Sunday, October 6, 2013

Carnival of Souls (1962) Review

A young woman named Mary Henry (Candace Hilligoss) survives a drag race accident that had the car she rode shotgun in toppling off a bridge and into a river below due to no apparent cause. Oddly unfazed and uninjured (except for the fact that she hardly remembers anything) by this incident, the woman heads across the country to her new job as a church organist, a job that puts her near a peculiar carnival. She experiences a number of strange things during her journey, including but not limited to a gaunt, ungainly man's appearance in her car and boarding house window. Director Herk Harvey plays The Man. Mary discovers a peculiar and deserted carnival after the incident with the man and becomes obsessed by it and the secrets it may hold. Mary begins to suspect that her survival of the accident was not as it appears.

The film begins all too abruptly and ends without so much as a "how do you do?" or an explanation as to what the hell you just watched. It raises more questions than its mere 84 minute runtime can answer and skips over whole scenes that might provide the audience with enough information to at least infer what the ending was. The biggest problem is that of Mary, who is a cynical, uncaring human being. Her friends (we assume they're her friends) both perish in the car accident but she shows no signs of survivor's guilt. She just starts off on her journey to Utah. She works as an organist at a church but hardly takes any stock in religion. To her a church is simply a place of business and only does what she does for the money. Her loner actions hardly make us care enough about her losing her mind. We get the sense that she wouldn't care if we were in her Twilight Zone wannabe situation. The film's tagline is, "She was a stranger among the Living." Never has a truer statement been said by a film marketing.
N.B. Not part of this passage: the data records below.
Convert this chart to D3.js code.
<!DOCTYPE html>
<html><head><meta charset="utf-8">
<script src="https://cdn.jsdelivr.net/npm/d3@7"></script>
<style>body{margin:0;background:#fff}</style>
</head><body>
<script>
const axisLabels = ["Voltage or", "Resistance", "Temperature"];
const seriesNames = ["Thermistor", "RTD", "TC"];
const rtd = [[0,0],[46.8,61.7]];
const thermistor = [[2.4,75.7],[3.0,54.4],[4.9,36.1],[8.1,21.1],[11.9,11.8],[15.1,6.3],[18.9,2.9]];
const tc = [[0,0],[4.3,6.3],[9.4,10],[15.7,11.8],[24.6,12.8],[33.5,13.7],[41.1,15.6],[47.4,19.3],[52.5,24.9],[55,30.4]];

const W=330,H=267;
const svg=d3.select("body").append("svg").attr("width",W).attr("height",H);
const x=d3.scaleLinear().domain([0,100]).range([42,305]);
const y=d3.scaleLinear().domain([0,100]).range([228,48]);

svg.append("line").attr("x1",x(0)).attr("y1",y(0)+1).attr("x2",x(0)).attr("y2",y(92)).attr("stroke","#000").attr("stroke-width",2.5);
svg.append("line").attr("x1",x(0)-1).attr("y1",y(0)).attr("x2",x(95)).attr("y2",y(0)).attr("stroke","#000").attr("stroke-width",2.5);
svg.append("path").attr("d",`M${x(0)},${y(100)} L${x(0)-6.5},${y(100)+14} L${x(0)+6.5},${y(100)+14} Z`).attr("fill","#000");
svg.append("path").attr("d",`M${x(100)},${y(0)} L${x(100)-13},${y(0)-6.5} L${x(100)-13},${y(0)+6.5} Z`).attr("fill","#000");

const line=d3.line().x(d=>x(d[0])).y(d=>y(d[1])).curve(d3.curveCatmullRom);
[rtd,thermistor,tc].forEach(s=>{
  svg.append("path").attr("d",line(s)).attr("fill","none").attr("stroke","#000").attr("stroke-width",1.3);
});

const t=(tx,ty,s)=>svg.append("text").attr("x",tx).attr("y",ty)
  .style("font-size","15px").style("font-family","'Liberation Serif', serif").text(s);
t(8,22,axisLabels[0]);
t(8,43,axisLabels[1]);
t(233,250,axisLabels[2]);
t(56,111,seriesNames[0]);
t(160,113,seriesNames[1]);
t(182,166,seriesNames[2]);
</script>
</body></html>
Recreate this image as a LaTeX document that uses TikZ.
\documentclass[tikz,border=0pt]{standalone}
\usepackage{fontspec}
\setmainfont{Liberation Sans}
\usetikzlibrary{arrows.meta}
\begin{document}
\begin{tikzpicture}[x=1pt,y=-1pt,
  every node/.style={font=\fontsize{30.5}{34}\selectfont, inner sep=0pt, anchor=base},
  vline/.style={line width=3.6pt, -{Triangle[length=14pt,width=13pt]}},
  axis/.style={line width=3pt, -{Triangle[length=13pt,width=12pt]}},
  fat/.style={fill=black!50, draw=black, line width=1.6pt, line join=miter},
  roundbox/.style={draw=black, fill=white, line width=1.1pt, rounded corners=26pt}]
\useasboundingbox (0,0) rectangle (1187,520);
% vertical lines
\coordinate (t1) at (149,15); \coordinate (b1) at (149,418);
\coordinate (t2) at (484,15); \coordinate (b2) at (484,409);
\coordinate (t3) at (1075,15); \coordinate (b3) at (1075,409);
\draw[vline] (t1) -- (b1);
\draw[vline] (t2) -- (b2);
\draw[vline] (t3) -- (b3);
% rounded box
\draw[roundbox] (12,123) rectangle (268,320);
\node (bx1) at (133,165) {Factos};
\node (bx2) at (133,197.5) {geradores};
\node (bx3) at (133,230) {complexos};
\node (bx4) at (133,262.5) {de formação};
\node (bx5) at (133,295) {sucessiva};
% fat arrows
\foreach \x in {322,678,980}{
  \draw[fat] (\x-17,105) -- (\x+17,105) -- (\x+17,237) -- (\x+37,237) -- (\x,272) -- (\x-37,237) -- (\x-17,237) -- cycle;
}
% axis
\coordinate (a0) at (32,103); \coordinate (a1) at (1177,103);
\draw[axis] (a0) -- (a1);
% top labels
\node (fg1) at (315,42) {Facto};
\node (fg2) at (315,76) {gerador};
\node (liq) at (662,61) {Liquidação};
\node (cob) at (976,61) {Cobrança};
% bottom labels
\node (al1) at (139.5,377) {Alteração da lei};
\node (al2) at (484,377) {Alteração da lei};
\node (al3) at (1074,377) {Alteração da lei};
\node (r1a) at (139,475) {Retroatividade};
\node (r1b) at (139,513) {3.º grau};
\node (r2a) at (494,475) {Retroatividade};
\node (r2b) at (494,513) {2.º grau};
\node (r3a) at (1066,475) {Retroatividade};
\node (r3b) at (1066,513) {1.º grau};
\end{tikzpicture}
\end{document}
I want to talk about the horrible, terrible no good acting in this film. Every bit of dialogue spoken has the inflections of a bad dubbing. As far as I know the film was recorded in the English language. The only remotely good performance is by Harvey who never speaks. None of the people in the film are trained or established actors and Hilligoss herself only appeared credited in one other film. That was in 1964's The Curse of the Living Corpse. There's no reason to suspect that her performance in that film is any better. Just so you know it isn't.

Carnival of Souls is a pointless exercise in the mundane and illogical although it's far better than the 1998 remake.